As technology becomes more advanced, and data more necessary to provide business intelligence, many organizations are overwhelmed. They have large amounts of data that has been collected and stored in massive datasets, but the sheer amount often poses a problem as it needs to be processed and analyzed quickly to be useful.
Traditional Database Centralization Offers Challenges to Big Data
Traditionally, databases are broken into two classes: analytical and transactional. Transactional databases capture structured information and maintain the relationships between that information. Transactional data is one feedstock for big data. Analytical databases then sift through the structured and unstructured data to extract actionable intelligence. Oftentimes, this actionable intelligence is then stored back in a transactional database.

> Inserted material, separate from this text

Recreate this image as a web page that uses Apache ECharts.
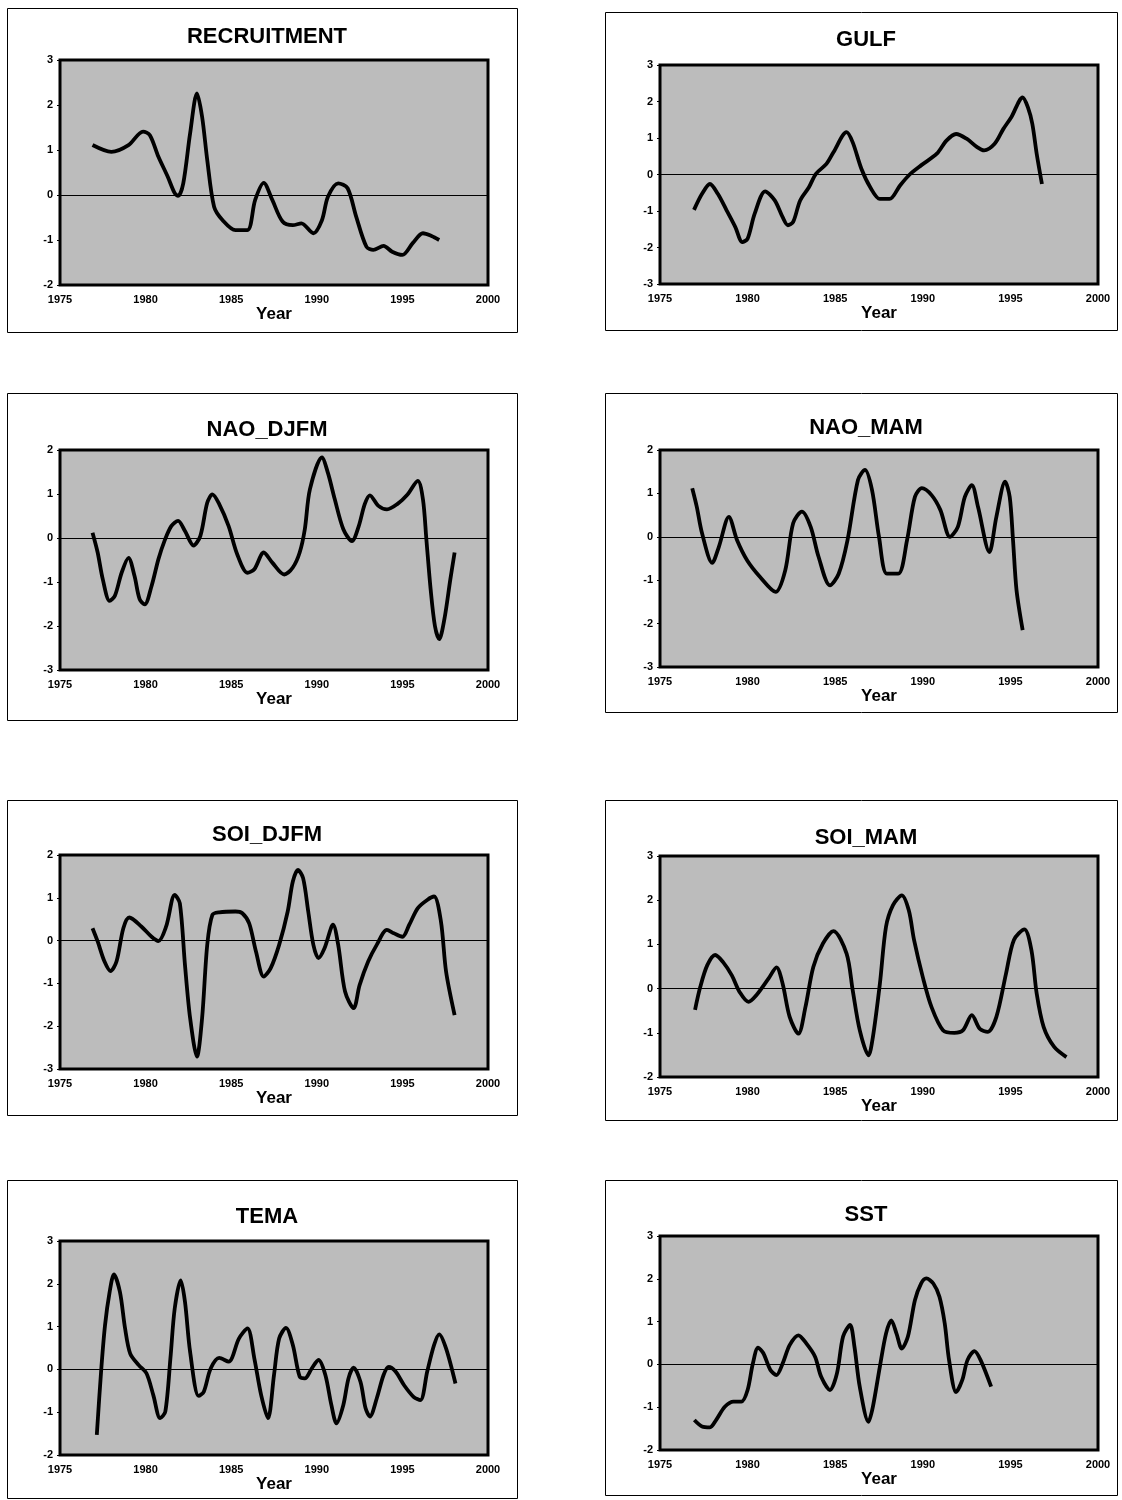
<!DOCTYPE html>
<html>
<head>
<meta charset="utf-8">
<script src="https://cdn.jsdelivr.net/npm/echarts@6/dist/echarts.min.js"></script>
<style>
html,body{margin:0;padding:0;background:#fff;}
#chart{width:1122px;height:1500px;}
</style>
</head>
<body>
<div id="chart"></div>
<script>
// ---------------- DATA ----------------
const panelTitles = ['RECRUITMENT','GULF','NAO_DJFM','NAO_MAM','SOI_DJFM','SOI_MAM','TEMA','SST'];
const xTickYears = [1975,1980,1985,1990,1995,2000];
const yRanges = [[-2,3],[-3,3],[-3,2],[-3,2],[-3,2],[-2,3],[-2,3],[-2,3]];

const recruitYears = [1976.9,1978.0,1979.0,1979.85,1980.25,1980.75,1981.3,1981.7,1981.9,1982.2,1982.6,1983.0,1983.3,1983.6,1984.0,1984.5,1985.25,1985.95,1986.4,1986.9,1987.4,1988.0,1988.6,1989.1,1989.8,1990.3,1990.65,1991.25,1991.8,1992.3,1992.9,1993.3,1993.9,1994.4,1995.0,1995.6,1996.2,1996.7,1997.15];
const recruitValues = [1.11,0.96,1.11,1.41,1.33,0.85,0.4,0.04,-0.02,0.26,1.37,2.26,1.74,0.78,-0.26,-0.56,-0.78,-0.78,-0.11,0.27,-0.11,-0.59,-0.67,-0.63,-0.85,-0.56,-0.04,0.26,0.15,-0.48,-1.15,-1.22,-1.13,-1.26,-1.33,-1.07,-0.85,-0.91,-1.0];

const gulfYears = [1976.94,1977.4,1977.85,1978.3,1978.8,1979.3,1979.7,1980.0,1980.4,1981.0,1981.55,1982.0,1982.3,1982.6,1983.0,1983.5,1983.9,1984.5,1984.9,1985.65,1986.0,1986.5,1987.0,1987.55,1988.1,1988.7,1989.25,1989.9,1990.8,1991.35,1991.9,1992.5,1993.1,1993.5,1994.1,1994.6,1995.05,1995.7,1996.0,1996.25,1996.5,1996.8];
const gulfValues = [-0.97,-0.53,-0.26,-0.53,-0.98,-1.44,-1.85,-1.76,-1.08,-0.46,-0.71,-1.17,-1.39,-1.30,-0.71,-0.35,0.02,0.29,0.61,1.16,0.88,0.15,-0.35,-0.67,-0.67,-0.3,0.0,0.25,0.57,0.93,1.11,0.98,0.75,0.66,0.84,1.25,1.57,2.11,1.84,1.39,0.57,-0.26];

const naoDjfmYears = [1976.9,1977.2,1977.5,1977.9,1978.2,1978.6,1979.0,1979.35,1979.65,1979.95,1980.35,1980.75,1981.1,1981.5,1981.9,1982.3,1982.8,1983.2,1983.6,1983.9,1984.3,1984.85,1985.35,1985.95,1986.35,1986.9,1987.4,1988.1,1988.6,1989.0,1989.3,1989.6,1990.3,1990.65,1991.05,1991.55,1992.05,1992.45,1992.8,1993.1,1993.6,1994.1,1994.7,1995.3,1995.9,1996.2,1996.4,1996.65,1996.9,1997.15,1997.45,1997.8,1998.05];
const naoDjfmValues = [0.12,-0.33,-0.94,-1.43,-1.32,-0.79,-0.45,-0.86,-1.39,-1.51,-1.09,-0.48,-0.07,0.27,0.39,0.16,-0.17,0.05,0.80,0.99,0.77,0.27,-0.37,-0.79,-0.71,-0.33,-0.56,-0.83,-0.67,-0.33,0.2,1.11,1.83,1.48,0.88,0.2,-0.07,0.27,0.77,0.97,0.73,0.65,0.77,0.99,1.30,0.88,-0.03,-1.17,-2.0,-2.3,-1.85,-0.94,-0.33];

const naoMamYears = [1976.84,1977.1,1977.4,1977.98,1978.36,1978.93,1979.4,1979.97,1980.7,1981.6,1982.15,1982.6,1983.1,1983.6,1984.05,1984.7,1985.2,1985.7,1986.3,1986.7,1987.1,1987.5,1987.95,1988.6,1989.1,1989.55,1989.95,1990.5,1991.0,1991.55,1992.0,1992.4,1992.8,1993.15,1993.8,1994.2,1994.7,1994.96,1995.15,1995.35,1995.7];
const naoMamValues = [1.12,0.69,0.08,-0.6,-0.23,0.46,-0.08,-0.54,-0.92,-1.27,-0.77,0.31,0.58,0.23,-0.46,-1.12,-0.85,-0.08,1.31,1.54,1.08,0.0,-0.85,-0.85,-0.08,0.92,1.12,0.96,0.62,0.0,0.23,0.92,1.19,0.69,-0.35,0.46,1.27,0.92,-0.08,-1.23,-2.15];

const soiDjfmYears = [1976.9,1977.2,1977.6,1977.95,1978.3,1978.7,1979.05,1979.75,1980.35,1980.75,1981.2,1981.7,1982.0,1982.3,1982.6,1983.0,1983.3,1983.6,1983.9,1984.3,1985.25,1985.65,1986.05,1986.45,1986.9,1987.3,1987.8,1988.3,1988.6,1988.9,1989.2,1989.5,1989.8,1990.1,1990.45,1990.95,1991.25,1991.65,1992.15,1992.5,1993.0,1993.5,1994.1,1994.5,1995.0,1995.4,1995.9,1996.45,1996.85,1997.25,1997.55,1998.05];
const soiDjfmValues = [0.29,-0.02,-0.49,-0.71,-0.49,0.29,0.54,0.33,0.09,-0.01,0.33,1.07,0.87,-0.57,-1.81,-2.71,-1.81,-0.1,0.6,0.66,0.68,0.64,0.4,-0.26,-0.84,-0.65,-0.1,0.68,1.38,1.65,1.46,0.68,-0.1,-0.41,-0.18,0.37,-0.1,-1.19,-1.58,-1.04,-0.49,-0.1,0.25,0.17,0.09,0.37,0.76,0.95,1.03,0.45,-0.72,-1.74];

const soiMamYears = [1977.0,1977.3,1977.7,1978.15,1978.6,1979.1,1979.55,1980.05,1980.5,1981.2,1981.65,1982.0,1982.4,1982.9,1983.3,1983.75,1984.3,1984.9,1985.65,1986.0,1986.4,1986.9,1987.15,1987.55,1987.9,1988.3,1988.8,1989.2,1989.5,1990.0,1990.5,1991.15,1991.8,1992.3,1992.8,1993.25,1993.7,1994.2,1994.75,1995.2,1995.8,1996.2,1996.5,1996.9,1997.5,1998.2];
const soiMamValues = [-0.48,0.04,0.53,0.76,0.6,0.3,-0.08,-0.3,-0.15,0.23,0.48,0.11,-0.64,-1.02,-0.42,0.49,1.02,1.3,0.79,-0.04,-0.94,-1.51,-1.1,0.11,1.4,1.89,2.11,1.77,1.1,0.26,-0.42,-0.94,-1.0,-0.94,-0.6,-0.91,-0.98,-0.64,0.34,1.1,1.34,0.87,-0.11,-0.87,-1.32,-1.55];

const temaYears = [1977.15,1977.4,1977.63,1977.9,1978.15,1978.5,1978.8,1979.1,1979.6,1980.05,1980.45,1980.85,1981.15,1981.45,1981.7,1982.05,1982.3,1982.6,1983.1,1983.4,1983.8,1984.3,1984.85,1985.45,1985.95,1986.35,1986.75,1987.15,1987.5,1987.8,1988.2,1988.6,1989.0,1989.3,1989.7,1990.1,1990.5,1990.85,1991.15,1991.55,1991.85,1992.15,1992.55,1992.85,1993.1,1993.5,1993.9,1994.2,1994.6,1995.1,1995.65,1996.05,1996.45,1996.85,1997.15,1997.55,1998.1];
const temaValues = [-1.53,-0.05,1.03,1.81,2.22,1.81,0.96,0.37,0.1,-0.09,-0.6,-1.14,-0.99,0.26,1.42,2.08,1.58,0.41,-0.62,-0.52,0.02,0.27,0.18,0.72,0.96,0.26,-0.6,-1.14,-0.13,0.72,0.97,0.57,-0.17,-0.21,0.02,0.22,-0.13,-0.83,-1.26,-0.83,-0.21,0.04,-0.29,-0.91,-1.1,-0.68,-0.13,0.06,-0.05,-0.37,-0.64,-0.72,-0.05,0.57,0.82,0.49,-0.33];

const sstYears = [1976.96,1977.4,1977.85,1978.2,1978.7,1979.2,1979.65,1980.0,1980.3,1980.6,1980.9,1981.3,1981.65,1982.0,1982.4,1982.9,1983.35,1983.85,1984.2,1984.7,1985.1,1985.45,1985.85,1986.1,1986.4,1986.9,1987.15,1987.55,1987.9,1988.2,1988.5,1988.8,1989.15,1989.55,1989.9,1990.2,1990.6,1990.95,1991.25,1991.5,1991.9,1992.25,1992.55,1992.95,1993.3,1993.9];
const sstValues = [-1.3,-1.45,-1.47,-1.3,-0.99,-0.87,-0.87,-0.6,0.02,0.39,0.26,-0.13,-0.25,0.02,0.45,0.68,0.49,0.18,-0.29,-0.6,-0.21,0.65,0.92,0.41,-0.52,-1.34,-0.99,-0.05,0.72,1.03,0.72,0.37,0.65,1.5,1.89,2.01,1.89,1.58,0.96,0.1,-0.65,-0.37,0.1,0.31,0.1,-0.52];

const panelYears = [recruitYears,gulfYears,naoDjfmYears,naoMamYears,soiDjfmYears,soiMamYears,temaYears,sstYears];
const panelValues = [recruitValues,gulfValues,naoDjfmValues,naoMamValues,soiDjfmValues,soiMamValues,temaValues,sstValues];

// ---------------- LAYOUT (pixels) ----------------
const layout = [
  {box:[7,8,510,324],    plot:[60,60,428,225],   titleY:32},
  {box:[605,12,512,318], plot:[660,65,438,219],  titleY:35},
  {box:[7,393,510,327],  plot:[60,450,428,220],  titleY:425},
  {box:[605,393,512,319],plot:[660,450,438,217], titleY:423},
  {box:[7,800,510,315],  plot:[60,855,428,214],  titleY:830},
  {box:[605,800,512,320],plot:[660,856,438,221], titleY:833},
  {box:[7,1180,510,318], plot:[60,1241,428,214], titleY:1212},
  {box:[605,1180,512,315],plot:[660,1236,438,214],titleY:1210}
];

const FONT = '"Liberation Sans", Arial, sans-serif';
const chart = echarts.init(document.getElementById('chart'), null, {renderer:'canvas'});

const titles = [], grids = [], xAxes = [], yAxes = [], series = [], graphics = [];
layout.forEach((L, i) => {
  const [bx,by,bw,bh] = L.box;
  const [px,py,pw,ph] = L.plot;
  graphics.push({type:'rect', shape:{x:bx+0.5,y:by+0.5,width:bw,height:bh},
    style:{fill:'transparent', stroke:'#000', lineWidth:1}, z:0, silent:true});
  titles.push({text:panelTitles[i], left:bx+bw/2, top:L.titleY-11, textAlign:'center',
    textStyle:{fontFamily:FONT, fontWeight:'bold', fontSize:22, color:'#000'}});
  grids.push({left:px, top:py, width:pw, height:ph, show:true, backgroundColor:'#bcbcbc',
    borderColor:'#000', borderWidth:3, containLabel:false});
  xAxes.push({type:'value', gridIndex:i, min:xTickYears[0], max:xTickYears[xTickYears.length-1],
    interval:5, axisLine:{show:false}, axisTick:{show:false}, splitLine:{show:false},
    axisLabel:{fontFamily:FONT, fontWeight:'bold', fontSize:11, color:'#000', margin:9,
      formatter:(v) => String(v)},
    name:'Year', nameLocation:'middle', nameGap:18,
    nameTextStyle:{fontFamily:FONT, fontWeight:'bold', fontSize:17, color:'#000', verticalAlign:'top'}});
  yAxes.push({type:'value', gridIndex:i, min:yRanges[i][0], max:yRanges[i][1], interval:1,
    axisLine:{show:false}, axisTick:{show:true, length:3, lineStyle:{color:'#000'}},
    splitLine:{show:false},
    axisLabel:{fontFamily:FONT, fontWeight:'bold', fontSize:11, color:'#000', margin:7}});
  const data = panelYears[i].map((yr, k) => [yr, panelValues[i][k]]);
  series.push({type:'line', xAxisIndex:i, yAxisIndex:i, data:data, showSymbol:false,
    smooth:0.3, lineStyle:{color:'#000', width:3.8}, z:3, silent:true,
    markLine:{silent:true, symbol:'none', label:{show:false},
      lineStyle:{color:'#000', width:1, type:'solid'}, data:[{yAxis:0}], z:2, animation:false}});
});

chart.setOption({
  animation:false,
  backgroundColor:'#fff',
  title:titles, grid:grids, xAxis:xAxes, yAxis:yAxes, series:series, graphic:graphics
});
</script>
</body>
</html>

Because of the volume and velocity of data being processed, centralization is anathema to big data. Big data requires decentralization. The networking, storage and compute must be decentralized or they will not scale. However, centralization is a core tenet of SQL databases. Traditional databases tightly link computation, caching and storage in a single machine in order to deliver optimal performance.
Petabyte Scale Data Processing Requires Data Parallelism
Many computing problems are suitable for parallelization; data-parallel applications are a potential solution to petabyte scale data processing requirements. Data parallelism can be defined as a computation applied independently to each data item of a set of data, which allows the degree of parallelism to be scaled with the volume of data.
The best way of achieving this type of parallelism is to use a parallel file system. The most important reason for developing data-parallel applications and using a parallel file system is the potential for scalable storage and performance in high-performance computing, and may result in several orders of magnitude performance improvement.
Agility of Shared-Data Database Clusters Work for Big Data
Shared-data database clusters deliver the agility required to handle big data. Unlike shared databases, shared-data clusters support elastic scaling. If your database requires more compute, you can add compute nodes. If your database is I/O bound, you can add storage nodes. In keeping with the big data principle of distributing the workload, shared-data clusters parallelize some processing across smart storage nodes, further eliminating bottlenecks, and allowing you to scale to address your big data needs.
Also, unlike shared databases, shared-data clusters maintain the flexibility to add new tables and relationships on the fly. This flexibility is imperative, in order to keep up with the ever-changing data sources and data relationships driven by big data. Shared-data clusters can scale to accommodate thousands of storage nodes enabling almost unlimited scaling capability.